Vixen: una “volpe” tra cuffie e gallerie

Funziona la rilettura in chiave "silent opera" de La piccola volpe astuta di Janačék ideata da Daisy Evans

Vixen
Vixen
Recensione
classica
Trento, Gallerie di Piedicastello
Vixen
02 Marzo 2019 - 03 Marzo 2019

L'idea di trasformare La piccola volpe astuta di Leoš Janačék in una “silent opera”, formula di fruizione ispirata all'ormai rodata “silent disco” e capace di conquistare l'interesse di un pubblico diverso da quello più tradizionale, trova la sua fonte nella fantasia di Daisy Evans. La regista inglese, infatti, è l'autrice di  un'efficace reinvenzione del capolavoro della maturità del compositore ceco, che è andata in scena nei giorni scorsi nell'ambito di OPER.A 20.21, la stagione diretta da Matthias Lošek e dedicata al teatro musicale contemporaneo della Fondazione Haydn di Bolzano e Trento.

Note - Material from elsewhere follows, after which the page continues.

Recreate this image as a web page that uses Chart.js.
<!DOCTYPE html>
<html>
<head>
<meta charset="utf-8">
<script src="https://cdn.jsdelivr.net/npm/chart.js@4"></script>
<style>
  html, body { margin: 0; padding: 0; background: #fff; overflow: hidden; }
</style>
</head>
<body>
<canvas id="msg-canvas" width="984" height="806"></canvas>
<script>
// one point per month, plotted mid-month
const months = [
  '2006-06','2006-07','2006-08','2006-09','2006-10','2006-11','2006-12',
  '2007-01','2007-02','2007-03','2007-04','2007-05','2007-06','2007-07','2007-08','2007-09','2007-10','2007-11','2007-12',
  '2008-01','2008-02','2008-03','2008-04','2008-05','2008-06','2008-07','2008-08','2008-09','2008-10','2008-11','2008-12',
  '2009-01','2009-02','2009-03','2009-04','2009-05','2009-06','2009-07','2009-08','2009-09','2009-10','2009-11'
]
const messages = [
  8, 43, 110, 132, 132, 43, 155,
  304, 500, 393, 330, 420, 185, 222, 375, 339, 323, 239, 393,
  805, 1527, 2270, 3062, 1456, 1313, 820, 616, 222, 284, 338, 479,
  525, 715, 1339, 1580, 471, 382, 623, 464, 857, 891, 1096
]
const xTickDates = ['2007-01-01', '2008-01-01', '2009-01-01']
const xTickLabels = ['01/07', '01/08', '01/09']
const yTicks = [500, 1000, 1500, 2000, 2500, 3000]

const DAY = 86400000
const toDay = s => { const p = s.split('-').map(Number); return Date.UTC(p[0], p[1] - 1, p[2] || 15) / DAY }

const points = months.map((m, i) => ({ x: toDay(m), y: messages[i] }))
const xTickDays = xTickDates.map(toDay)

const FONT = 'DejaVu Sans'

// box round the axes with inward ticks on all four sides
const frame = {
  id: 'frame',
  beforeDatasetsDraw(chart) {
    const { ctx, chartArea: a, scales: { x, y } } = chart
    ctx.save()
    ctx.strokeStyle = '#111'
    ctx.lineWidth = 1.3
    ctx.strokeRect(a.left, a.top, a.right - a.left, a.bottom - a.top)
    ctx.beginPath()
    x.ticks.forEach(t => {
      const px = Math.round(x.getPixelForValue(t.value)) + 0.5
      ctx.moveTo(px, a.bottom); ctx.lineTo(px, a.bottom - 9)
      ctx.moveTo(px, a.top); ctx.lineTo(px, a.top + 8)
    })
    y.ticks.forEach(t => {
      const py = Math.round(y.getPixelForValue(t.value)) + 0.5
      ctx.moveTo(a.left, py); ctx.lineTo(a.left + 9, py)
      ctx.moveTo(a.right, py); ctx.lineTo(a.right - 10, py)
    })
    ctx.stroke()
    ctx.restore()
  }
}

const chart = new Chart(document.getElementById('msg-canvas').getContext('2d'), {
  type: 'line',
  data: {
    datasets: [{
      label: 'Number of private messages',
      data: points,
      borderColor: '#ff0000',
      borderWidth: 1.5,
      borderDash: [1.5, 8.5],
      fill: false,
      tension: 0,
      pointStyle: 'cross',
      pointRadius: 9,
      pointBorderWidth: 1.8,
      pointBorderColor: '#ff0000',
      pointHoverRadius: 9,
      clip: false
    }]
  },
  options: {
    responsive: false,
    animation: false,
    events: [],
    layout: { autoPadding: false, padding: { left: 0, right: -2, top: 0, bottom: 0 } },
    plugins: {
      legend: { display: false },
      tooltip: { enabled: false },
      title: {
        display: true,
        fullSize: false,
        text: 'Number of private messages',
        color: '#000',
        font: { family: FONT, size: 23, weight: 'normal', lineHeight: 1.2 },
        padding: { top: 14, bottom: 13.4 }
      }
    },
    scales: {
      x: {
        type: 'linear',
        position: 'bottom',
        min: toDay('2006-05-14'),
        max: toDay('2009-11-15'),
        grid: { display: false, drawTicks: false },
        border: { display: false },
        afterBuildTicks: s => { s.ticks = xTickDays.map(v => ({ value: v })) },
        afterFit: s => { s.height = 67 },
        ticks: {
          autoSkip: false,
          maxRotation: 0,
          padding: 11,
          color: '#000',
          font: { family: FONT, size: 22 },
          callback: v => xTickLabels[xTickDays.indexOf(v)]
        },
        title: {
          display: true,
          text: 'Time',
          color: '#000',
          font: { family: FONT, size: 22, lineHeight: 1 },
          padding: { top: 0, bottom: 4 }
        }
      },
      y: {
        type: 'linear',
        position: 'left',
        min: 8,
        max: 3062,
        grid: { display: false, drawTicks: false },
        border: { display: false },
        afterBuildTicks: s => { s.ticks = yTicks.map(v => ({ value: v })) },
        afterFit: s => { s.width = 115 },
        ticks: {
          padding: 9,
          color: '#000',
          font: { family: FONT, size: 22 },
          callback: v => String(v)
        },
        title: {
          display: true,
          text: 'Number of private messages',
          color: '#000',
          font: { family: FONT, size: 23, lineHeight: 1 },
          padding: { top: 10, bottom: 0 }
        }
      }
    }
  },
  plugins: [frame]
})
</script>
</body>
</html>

Ospitata presso Le Gallerie di Piedicastello di Trento, due ex tunnel stradali riconvertiti a spazi espositivi, Vixen ha abitato questi luoghi inconsueti grazie a un impianto drammaturgico che ha liberamente riletto l'opera originaria, evitando stucchevoli caricature a favore di una narrazione stringata e fresca, pensata in origine per il sottosuolo londinese.

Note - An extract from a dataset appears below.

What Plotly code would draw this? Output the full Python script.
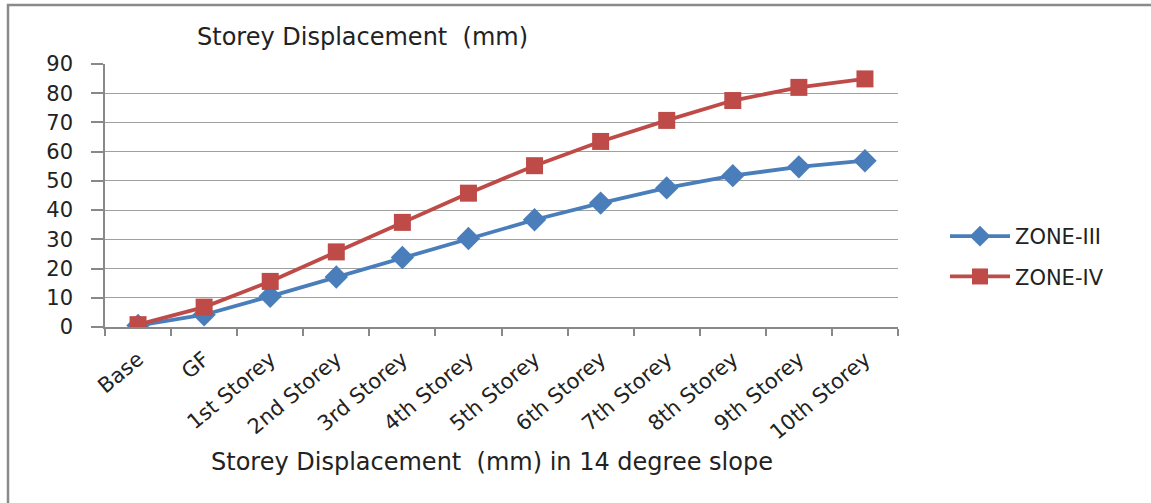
import plotly.graph_objects as go

categories = ["Base", "GF", "1st Storey", "2nd Storey", "3rd Storey", "4th Storey",
              "5th Storey", "6th Storey", "7th Storey", "8th Storey", "9th Storey", "10th Storey"]
zone_iii = [0.5, 4.2, 10.5, 17.1, 23.8, 30.3, 36.7, 42.4, 47.6, 51.8, 54.8, 56.9]
zone_iv = [0.8, 6.8, 15.6, 25.7, 35.8, 45.8, 55.2, 63.5, 70.7, 77.5, 82.0, 84.9]
y_ticks = [0, 10, 20, 30, 40, 50, 60, 70, 80, 90]

FONT = "DejaVu Sans"
W, H = 1151, 503
L, R, T, B = 105, 253, 64, 176
pw = W - L - R
ph = H - T - B

def px_x(p):
    return (p - L) / pw

def px_y(p):
    return (H - B - p) / ph

fig = go.Figure()
fig.add_trace(go.Scatter(
    x=categories, y=zone_iii, name="ZONE-III", mode="lines+markers",
    line=dict(color="#4A7EBB", width=3.8),
    marker=dict(symbol="diamond", size=18, color="#4A7EBB"),
    legendgroup="a"))
fig.add_trace(go.Scatter(
    x=categories, y=zone_iv, name="ZONE-IV", mode="lines+markers",
    line=dict(color="#BE4B48", width=3.8),
    marker=dict(symbol="square", size=17, color="#BE4B48"),
    legendgroup="b"))

fig.update_layout(
    width=W, height=H,
    margin=dict(l=L, r=R, t=T, b=B),
    paper_bgcolor="white", plot_bgcolor="white",
    font=dict(family=FONT, size=20, color="#222222"),
    showlegend=True,
    legend=dict(x=px_x(945), y=px_y(216), xanchor="left", yanchor="top",
                font=dict(family=FONT, size=21, color="#222222"),
                itemwidth=60,
                tracegroupgap=10, bgcolor="rgba(0,0,0,0)"),
    xaxis=dict(type="category", showgrid=False, showline=True, linecolor="#888888",
               linewidth=1.5, ticks="outside", tickson="boundaries", ticklen=7,
               tickcolor="#888888", tickwidth=1.5, tickangle=-40,
               ticklabelstandoff=10,
               tickfont=dict(family=FONT, size=21, color="#222222"),
               range=[-0.5, len(categories) - 0.5]),
    yaxis=dict(range=[0, 90], tickvals=y_ticks, showgrid=True, gridcolor="#A0A0A0",
               gridwidth=1.3, showline=True, linecolor="#888888", linewidth=1.5,
               ticks="outside", ticklen=12, tickcolor="#888888", tickwidth=1.5,
               ticklabelstandoff=14,
               zeroline=False, tickfont=dict(family=FONT, size=21, color="#222222")),
    annotations=[
        dict(text="Storey Displacement  (mm)", xref="paper", yref="paper",
             x=px_x(362), y=px_y(37), xanchor="center", yanchor="middle",
             showarrow=False, font=dict(family=FONT, size=24, color="#222222")),
        dict(text="Storey Displacement  (mm) in 14 degree slope", xref="paper", yref="paper",
             x=px_x(492), y=px_y(462), xanchor="center", yanchor="middle",
             showarrow=False, font=dict(family=FONT, size=24, color="#222222")),
    ],
    shapes=[
        dict(type="line", xref="paper", yref="paper", x0=px_x(8), x1=px_x(8),
             y0=px_y(4), y1=px_y(503), line=dict(color="#8a8a8a", width=2.5)),
        dict(type="line", xref="paper", yref="paper", x0=px_x(7), x1=px_x(1151),
             y0=px_y(5), y1=px_y(5), line=dict(color="#8a8a8a", width=2.5)),
    ],
)

fig.write_html("out.html", config={"displayModeBar": False},
               post_script="document.body.style.margin='0px';document.body.style.overflow='hidden';")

Sullo sfondo della favola musicale che Janačék ha tratto nel 1925 dal romanzo di Rudolf Tesnóhlídek, il racconto tratteggiato nel libretto della Evans ci ha restituito la protagonista come una giovane donna che, in un'ideale periferia suburbana abitata da un'umanità composta da barboni e prototipi sociali segnati da un decadente maschilismo, percorre con determinazione la propria strada, fuggendo da un uomo che cerca di possederla, fino ad arrivare al prezzo estremo della sua indipendenza.

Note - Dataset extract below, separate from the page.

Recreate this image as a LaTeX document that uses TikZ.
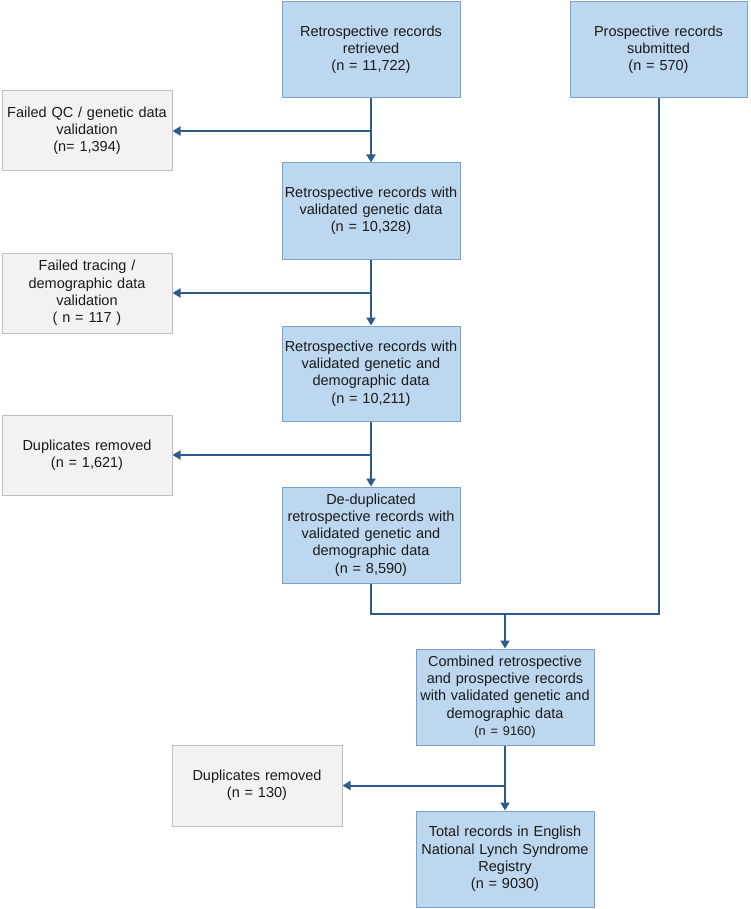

Una vicenda che ha trovato nella direzione musicale di Stephen Higgins un involucro narrativo sicuramente efficace, animato dagli arrangiamenti – curati dallo stesso Higgins assieme a Max Pappenheim, quest’ultimo impegnato anche nel sound design con David Gregory – che miscelavano estratti orchestrali dell’opera originale a impasti sonori elettronici, sui cui scarti ritmici si innestavano gli interventi dal vivo di un piccolo ensemble strumentale (Rosanna Ter Berg, Rachel Coe, Philip Granell).

Un mix sonoro veicolato attraverso le cuffie wireless indossate dal numeroso pubblico che costituiva una sorta di piccola distesa di fonti luminose e semoventi, attraversata dagli spostamenti degli stessi protagonisti della vicenda: Rosie Lomas (Vixen), Adam Green (Forester), Timothy Dickinson (Harasta), Lawrence Thackeray (Fox). Una dimensione dinamica, insomma, costantemente in equilibrio tra il rapporto diretto degli spettatori con gli spazi scenici (scene e costumi Kitty Callister, luci Jake Wiltshire) e gli artisti con i quali interagivano da un lato, e l'isolamento acustico generato da un ascolto immersivo scaturito dalle cuffie stesse dall'altro.

Dall’inizio scanzonato immaginato in un bar dove lo stesso pubblico ha potuto consumare un aperitivo di benvenuto, al malinconico finale ospitato tra tubi innocenti e ripari di fortuna, gli spettatori sono stati così coinvolti a più livelli da una rappresentazione originale e interessante, salutata alla fine da convinti applausi giustamente rivolti a tutti gli artisti impegnati.